# To be done
Start at the line containing "Give me the Bokeh source for this chart.", stop at the line containing "-0.006, -0.004, -0.002]", and please reproduce every line in between, both ends included, without pictures.

# Data listing
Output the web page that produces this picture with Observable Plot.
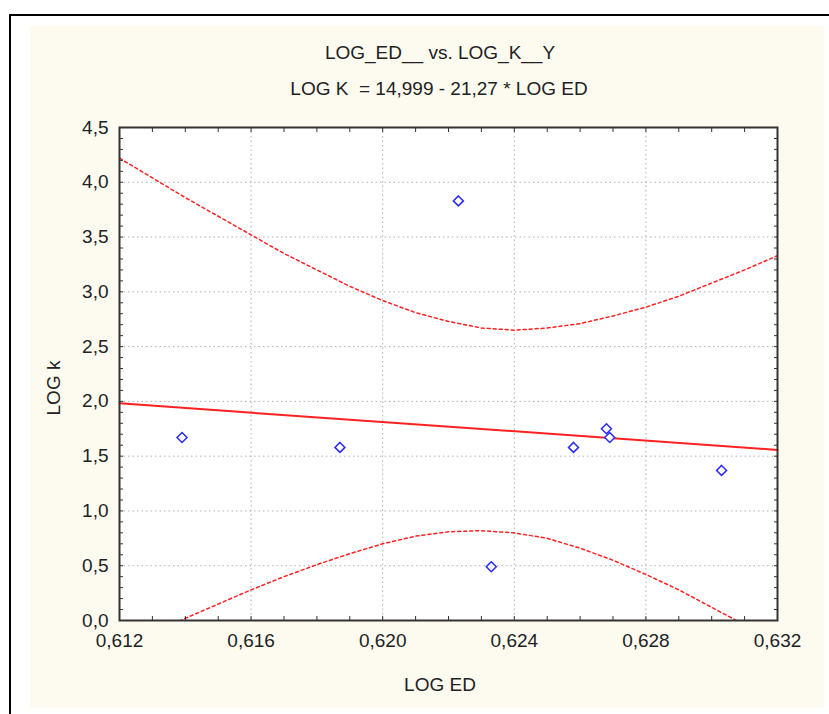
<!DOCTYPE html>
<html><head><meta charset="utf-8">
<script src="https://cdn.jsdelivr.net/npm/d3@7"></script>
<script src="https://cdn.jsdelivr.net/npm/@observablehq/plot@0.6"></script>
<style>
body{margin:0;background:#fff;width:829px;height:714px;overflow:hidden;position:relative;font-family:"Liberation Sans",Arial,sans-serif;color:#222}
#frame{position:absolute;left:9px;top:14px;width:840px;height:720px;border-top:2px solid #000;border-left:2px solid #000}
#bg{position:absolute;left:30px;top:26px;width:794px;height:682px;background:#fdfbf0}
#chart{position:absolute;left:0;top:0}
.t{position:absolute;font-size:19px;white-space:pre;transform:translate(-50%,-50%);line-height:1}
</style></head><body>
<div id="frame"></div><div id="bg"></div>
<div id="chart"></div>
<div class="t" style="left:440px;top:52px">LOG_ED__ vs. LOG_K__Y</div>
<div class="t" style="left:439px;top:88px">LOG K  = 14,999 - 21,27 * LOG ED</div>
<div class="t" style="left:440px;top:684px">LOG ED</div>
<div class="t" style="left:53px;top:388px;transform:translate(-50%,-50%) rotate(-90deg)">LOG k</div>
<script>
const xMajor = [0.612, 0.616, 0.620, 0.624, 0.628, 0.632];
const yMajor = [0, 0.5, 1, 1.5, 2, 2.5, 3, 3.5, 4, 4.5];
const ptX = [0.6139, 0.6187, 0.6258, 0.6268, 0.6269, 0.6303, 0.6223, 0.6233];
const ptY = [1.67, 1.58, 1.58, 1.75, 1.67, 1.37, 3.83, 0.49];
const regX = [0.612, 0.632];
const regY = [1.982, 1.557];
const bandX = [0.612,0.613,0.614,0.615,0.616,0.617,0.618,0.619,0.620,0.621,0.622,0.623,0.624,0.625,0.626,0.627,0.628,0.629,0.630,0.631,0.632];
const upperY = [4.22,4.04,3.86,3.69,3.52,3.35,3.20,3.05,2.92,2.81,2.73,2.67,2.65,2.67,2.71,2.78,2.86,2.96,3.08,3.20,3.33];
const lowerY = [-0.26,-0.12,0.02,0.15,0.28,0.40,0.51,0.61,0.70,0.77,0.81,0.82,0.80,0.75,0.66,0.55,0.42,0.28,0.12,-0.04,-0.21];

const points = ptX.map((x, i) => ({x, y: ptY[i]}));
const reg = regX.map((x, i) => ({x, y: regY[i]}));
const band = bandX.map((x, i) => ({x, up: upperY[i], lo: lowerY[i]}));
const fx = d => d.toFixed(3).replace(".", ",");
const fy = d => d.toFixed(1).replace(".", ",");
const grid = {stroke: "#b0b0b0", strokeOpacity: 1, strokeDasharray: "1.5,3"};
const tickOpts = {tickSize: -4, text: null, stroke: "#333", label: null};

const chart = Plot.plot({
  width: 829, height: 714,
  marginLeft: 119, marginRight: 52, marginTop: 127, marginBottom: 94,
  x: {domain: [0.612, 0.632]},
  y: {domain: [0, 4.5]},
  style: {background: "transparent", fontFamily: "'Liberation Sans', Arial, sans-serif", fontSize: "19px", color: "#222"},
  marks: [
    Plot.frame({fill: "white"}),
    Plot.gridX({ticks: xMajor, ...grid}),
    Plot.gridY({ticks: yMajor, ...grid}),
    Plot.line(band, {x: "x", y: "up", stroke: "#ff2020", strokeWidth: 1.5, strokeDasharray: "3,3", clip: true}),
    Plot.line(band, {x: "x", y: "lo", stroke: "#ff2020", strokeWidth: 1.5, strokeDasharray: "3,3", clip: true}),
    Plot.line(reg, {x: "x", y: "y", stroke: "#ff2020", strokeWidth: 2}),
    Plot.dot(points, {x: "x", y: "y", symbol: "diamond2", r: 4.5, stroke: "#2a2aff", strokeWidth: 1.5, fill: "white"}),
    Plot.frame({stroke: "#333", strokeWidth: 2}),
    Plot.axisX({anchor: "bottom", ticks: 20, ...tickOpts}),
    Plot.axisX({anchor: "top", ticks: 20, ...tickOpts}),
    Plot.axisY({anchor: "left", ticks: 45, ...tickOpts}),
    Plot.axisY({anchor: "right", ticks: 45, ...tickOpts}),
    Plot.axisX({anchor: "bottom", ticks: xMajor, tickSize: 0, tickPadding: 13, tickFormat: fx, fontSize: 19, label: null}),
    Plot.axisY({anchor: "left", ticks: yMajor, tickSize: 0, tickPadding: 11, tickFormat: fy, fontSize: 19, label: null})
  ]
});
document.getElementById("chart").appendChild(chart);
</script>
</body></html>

* * *

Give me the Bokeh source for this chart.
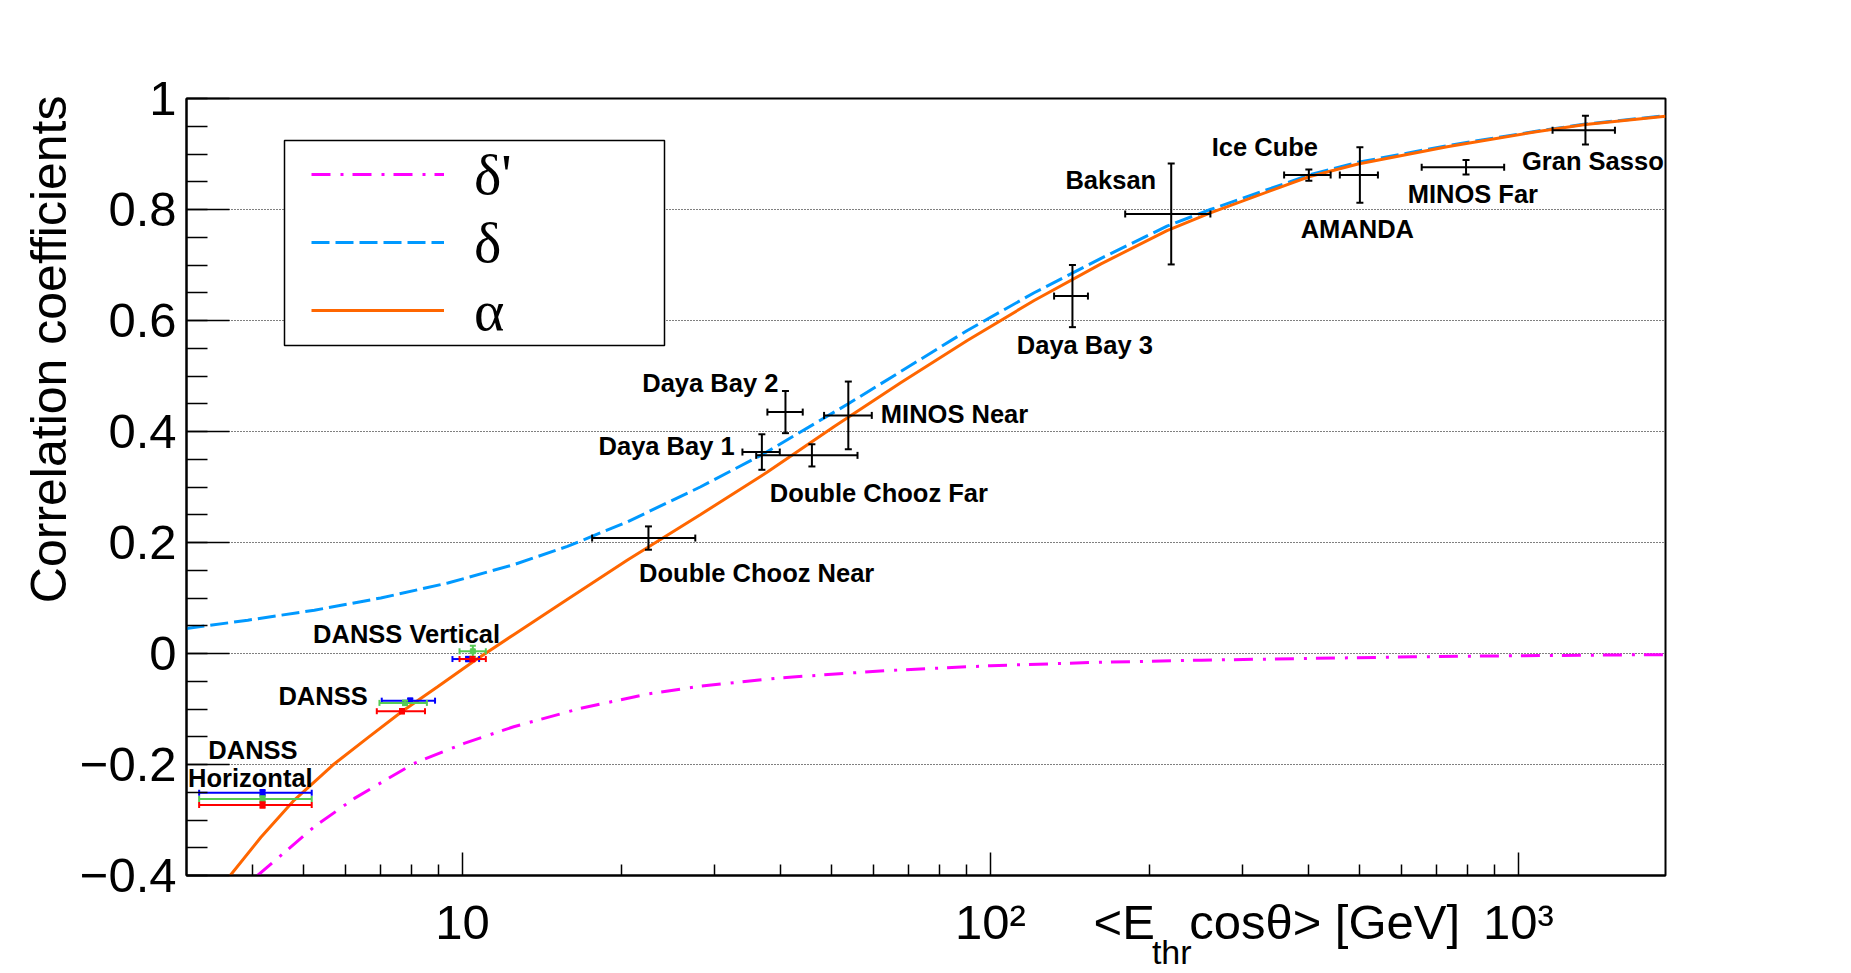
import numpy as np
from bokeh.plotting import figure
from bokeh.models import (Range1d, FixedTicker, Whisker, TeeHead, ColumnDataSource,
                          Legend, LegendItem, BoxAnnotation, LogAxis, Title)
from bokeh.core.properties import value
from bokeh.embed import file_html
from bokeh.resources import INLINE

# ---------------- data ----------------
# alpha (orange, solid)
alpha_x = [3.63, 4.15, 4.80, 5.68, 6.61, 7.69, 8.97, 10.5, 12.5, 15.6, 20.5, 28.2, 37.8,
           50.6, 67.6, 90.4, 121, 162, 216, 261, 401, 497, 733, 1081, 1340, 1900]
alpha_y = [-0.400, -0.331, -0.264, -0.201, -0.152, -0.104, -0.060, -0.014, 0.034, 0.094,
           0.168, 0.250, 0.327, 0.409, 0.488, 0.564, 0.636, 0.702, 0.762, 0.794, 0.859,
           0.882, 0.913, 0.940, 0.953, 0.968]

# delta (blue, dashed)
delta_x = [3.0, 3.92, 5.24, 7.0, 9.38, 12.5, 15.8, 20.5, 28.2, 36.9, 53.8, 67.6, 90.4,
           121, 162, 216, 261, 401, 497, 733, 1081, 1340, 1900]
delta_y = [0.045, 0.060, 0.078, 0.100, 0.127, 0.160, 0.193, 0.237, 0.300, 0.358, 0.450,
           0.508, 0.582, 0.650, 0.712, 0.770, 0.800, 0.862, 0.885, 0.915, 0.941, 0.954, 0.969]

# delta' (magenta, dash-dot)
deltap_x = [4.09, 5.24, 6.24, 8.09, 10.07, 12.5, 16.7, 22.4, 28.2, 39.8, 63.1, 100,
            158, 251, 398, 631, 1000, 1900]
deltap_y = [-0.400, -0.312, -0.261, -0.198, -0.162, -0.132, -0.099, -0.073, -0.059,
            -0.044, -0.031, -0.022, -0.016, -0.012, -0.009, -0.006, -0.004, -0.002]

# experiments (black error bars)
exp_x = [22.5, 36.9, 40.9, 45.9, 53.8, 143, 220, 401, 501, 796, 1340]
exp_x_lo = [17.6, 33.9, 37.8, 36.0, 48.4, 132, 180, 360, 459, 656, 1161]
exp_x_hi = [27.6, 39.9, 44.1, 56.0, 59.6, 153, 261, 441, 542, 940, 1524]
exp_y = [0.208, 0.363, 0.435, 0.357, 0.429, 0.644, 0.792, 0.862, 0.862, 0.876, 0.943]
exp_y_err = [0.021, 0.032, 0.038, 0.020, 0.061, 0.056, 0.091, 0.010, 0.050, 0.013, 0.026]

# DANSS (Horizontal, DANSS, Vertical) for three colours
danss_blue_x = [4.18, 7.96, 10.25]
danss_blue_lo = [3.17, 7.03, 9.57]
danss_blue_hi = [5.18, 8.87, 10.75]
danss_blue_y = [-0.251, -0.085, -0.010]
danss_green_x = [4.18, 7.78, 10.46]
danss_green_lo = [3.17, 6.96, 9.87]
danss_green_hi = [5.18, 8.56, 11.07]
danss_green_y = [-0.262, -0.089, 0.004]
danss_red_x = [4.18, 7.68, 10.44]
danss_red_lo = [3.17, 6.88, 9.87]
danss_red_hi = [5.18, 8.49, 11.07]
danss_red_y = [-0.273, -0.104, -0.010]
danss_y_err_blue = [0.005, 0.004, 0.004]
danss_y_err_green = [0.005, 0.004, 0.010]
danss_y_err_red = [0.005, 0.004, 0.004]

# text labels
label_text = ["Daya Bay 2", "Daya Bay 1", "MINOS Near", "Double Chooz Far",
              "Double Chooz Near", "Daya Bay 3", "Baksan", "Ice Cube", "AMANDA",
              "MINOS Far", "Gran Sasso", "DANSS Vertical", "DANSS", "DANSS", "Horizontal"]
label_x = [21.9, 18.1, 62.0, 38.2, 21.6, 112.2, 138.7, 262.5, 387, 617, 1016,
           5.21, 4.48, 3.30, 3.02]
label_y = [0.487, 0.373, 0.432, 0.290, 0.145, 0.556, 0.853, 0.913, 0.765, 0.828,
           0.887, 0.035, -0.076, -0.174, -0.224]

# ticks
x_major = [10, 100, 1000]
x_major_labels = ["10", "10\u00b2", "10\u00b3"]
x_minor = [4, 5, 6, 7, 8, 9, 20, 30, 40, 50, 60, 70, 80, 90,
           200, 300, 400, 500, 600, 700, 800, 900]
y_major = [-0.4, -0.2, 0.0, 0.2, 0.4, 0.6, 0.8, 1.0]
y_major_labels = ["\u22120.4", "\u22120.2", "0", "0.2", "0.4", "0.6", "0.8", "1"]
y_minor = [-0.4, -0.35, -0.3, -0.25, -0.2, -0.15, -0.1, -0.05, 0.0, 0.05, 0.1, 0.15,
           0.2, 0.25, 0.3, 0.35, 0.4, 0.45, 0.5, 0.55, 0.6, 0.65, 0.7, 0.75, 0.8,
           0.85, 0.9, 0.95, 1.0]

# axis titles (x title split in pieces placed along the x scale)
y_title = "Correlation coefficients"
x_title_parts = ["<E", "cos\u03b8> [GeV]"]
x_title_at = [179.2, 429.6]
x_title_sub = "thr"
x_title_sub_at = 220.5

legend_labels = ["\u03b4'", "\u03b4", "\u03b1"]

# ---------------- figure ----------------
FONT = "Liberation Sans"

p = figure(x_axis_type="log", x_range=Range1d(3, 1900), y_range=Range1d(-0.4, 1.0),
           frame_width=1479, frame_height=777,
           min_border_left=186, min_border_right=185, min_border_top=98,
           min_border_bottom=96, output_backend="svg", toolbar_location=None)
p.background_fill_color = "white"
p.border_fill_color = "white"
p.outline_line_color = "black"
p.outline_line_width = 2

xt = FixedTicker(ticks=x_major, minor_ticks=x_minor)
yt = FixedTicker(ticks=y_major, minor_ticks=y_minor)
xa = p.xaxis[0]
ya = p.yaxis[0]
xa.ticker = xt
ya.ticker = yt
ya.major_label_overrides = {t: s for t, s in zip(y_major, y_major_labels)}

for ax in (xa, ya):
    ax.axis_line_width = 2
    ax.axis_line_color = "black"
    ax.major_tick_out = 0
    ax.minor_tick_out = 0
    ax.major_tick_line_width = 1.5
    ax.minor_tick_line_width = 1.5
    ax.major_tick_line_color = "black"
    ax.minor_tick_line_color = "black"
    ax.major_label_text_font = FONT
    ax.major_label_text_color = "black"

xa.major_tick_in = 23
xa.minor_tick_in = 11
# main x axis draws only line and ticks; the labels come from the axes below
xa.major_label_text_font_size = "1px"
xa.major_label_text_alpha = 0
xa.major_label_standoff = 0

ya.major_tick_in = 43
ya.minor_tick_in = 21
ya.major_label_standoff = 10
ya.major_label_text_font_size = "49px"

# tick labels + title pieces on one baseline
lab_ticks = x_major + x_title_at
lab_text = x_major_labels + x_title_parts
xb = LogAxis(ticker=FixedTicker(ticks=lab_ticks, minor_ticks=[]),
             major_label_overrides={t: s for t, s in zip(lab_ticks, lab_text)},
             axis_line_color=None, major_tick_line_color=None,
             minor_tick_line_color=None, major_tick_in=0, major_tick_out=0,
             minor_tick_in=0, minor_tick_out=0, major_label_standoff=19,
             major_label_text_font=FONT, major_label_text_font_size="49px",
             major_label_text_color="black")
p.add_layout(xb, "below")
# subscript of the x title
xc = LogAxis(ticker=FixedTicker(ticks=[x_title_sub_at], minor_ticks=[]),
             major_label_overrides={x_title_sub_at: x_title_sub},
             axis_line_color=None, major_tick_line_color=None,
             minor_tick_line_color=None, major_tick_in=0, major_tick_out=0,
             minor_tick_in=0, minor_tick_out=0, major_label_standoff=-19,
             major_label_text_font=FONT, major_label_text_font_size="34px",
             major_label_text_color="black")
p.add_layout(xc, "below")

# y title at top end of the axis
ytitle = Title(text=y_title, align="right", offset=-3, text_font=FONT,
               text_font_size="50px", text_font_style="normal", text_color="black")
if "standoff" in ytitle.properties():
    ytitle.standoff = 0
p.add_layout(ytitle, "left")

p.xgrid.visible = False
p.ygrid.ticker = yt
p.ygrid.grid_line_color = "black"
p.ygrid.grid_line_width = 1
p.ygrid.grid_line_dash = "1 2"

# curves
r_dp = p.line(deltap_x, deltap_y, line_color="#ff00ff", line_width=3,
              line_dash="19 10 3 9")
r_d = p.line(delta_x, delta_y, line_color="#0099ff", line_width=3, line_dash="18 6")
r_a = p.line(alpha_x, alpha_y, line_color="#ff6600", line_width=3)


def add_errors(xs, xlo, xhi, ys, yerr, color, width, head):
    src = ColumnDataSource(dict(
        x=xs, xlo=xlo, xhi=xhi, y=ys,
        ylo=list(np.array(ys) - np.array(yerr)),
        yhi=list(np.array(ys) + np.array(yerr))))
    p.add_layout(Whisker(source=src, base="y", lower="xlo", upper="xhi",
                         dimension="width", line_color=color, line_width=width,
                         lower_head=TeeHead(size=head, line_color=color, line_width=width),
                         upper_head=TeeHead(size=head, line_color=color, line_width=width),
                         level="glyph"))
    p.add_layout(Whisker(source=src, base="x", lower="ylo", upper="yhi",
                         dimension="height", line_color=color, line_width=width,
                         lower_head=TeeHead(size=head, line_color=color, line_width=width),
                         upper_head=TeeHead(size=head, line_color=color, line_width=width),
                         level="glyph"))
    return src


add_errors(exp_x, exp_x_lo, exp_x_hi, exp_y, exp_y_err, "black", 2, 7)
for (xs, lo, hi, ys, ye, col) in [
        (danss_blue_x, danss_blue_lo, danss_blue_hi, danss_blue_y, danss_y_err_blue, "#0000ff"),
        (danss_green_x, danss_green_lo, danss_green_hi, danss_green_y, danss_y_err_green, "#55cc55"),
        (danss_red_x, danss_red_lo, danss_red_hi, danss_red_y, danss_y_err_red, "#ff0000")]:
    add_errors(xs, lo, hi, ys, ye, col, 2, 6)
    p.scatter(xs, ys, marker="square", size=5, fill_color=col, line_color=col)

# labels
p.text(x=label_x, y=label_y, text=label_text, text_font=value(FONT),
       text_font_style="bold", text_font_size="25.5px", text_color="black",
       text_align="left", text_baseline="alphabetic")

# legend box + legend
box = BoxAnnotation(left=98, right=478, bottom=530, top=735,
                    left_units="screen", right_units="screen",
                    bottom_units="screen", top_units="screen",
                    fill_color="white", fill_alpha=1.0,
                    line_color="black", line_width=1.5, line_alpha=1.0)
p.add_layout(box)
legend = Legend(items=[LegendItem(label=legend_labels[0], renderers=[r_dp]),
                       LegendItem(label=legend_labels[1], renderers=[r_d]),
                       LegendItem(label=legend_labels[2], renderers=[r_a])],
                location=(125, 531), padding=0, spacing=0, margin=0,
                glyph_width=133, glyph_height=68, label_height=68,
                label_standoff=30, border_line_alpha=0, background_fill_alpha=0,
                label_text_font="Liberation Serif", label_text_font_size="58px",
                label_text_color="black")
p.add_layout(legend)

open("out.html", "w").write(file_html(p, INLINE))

# Full response
Give me the Bokeh source for this chart.
import numpy as np
from bokeh.plotting import figure
from bokeh.models import (Range1d, FixedTicker, Whisker, TeeHead, ColumnDataSource,
                          Legend, LegendItem, BoxAnnotation, LogAxis, Title)
from bokeh.core.properties import value
from bokeh.embed import file_html
from bokeh.resources import INLINE

# ---------------- data ----------------
# alpha (orange, solid)
alpha_x = [3.63, 4.15, 4.80, 5.68, 6.61, 7.69, 8.97, 10.5, 12.5, 15.6, 20.5, 28.2, 37.8,
           50.6, 67.6, 90.4, 121, 162, 216, 261, 401, 497, 733, 1081, 1340, 1900]
alpha_y = [-0.400, -0.331, -0.264, -0.201, -0.152, -0.104, -0.060, -0.014, 0.034, 0.094,
           0.168, 0.250, 0.327, 0.409, 0.488, 0.564, 0.636, 0.702, 0.762, 0.794, 0.859,
           0.882, 0.913, 0.940, 0.953, 0.968]

# delta (blue, dashed)
delta_x = [3.0, 3.92, 5.24, 7.0, 9.38, 12.5, 15.8, 20.5, 28.2, 36.9, 53.8, 67.6, 90.4,
           121, 162, 216, 261, 401, 497, 733, 1081, 1340, 1900]
delta_y = [0.045, 0.060, 0.078, 0.100, 0.127, 0.160, 0.193, 0.237, 0.300, 0.358, 0.450,
           0.508, 0.582, 0.650, 0.712, 0.770, 0.800, 0.862, 0.885, 0.915, 0.941, 0.954, 0.969]

# delta' (magenta, dash-dot)
deltap_x = [4.09, 5.24, 6.24, 8.09, 10.07, 12.5, 16.7, 22.4, 28.2, 39.8, 63.1, 100,
            158, 251, 398, 631, 1000, 1900]
deltap_y = [-0.400, -0.312, -0.261, -0.198, -0.162, -0.132, -0.099, -0.073, -0.059,
            -0.044, -0.031, -0.022, -0.016, -0.012, -0.009, -0.006, -0.004, -0.002]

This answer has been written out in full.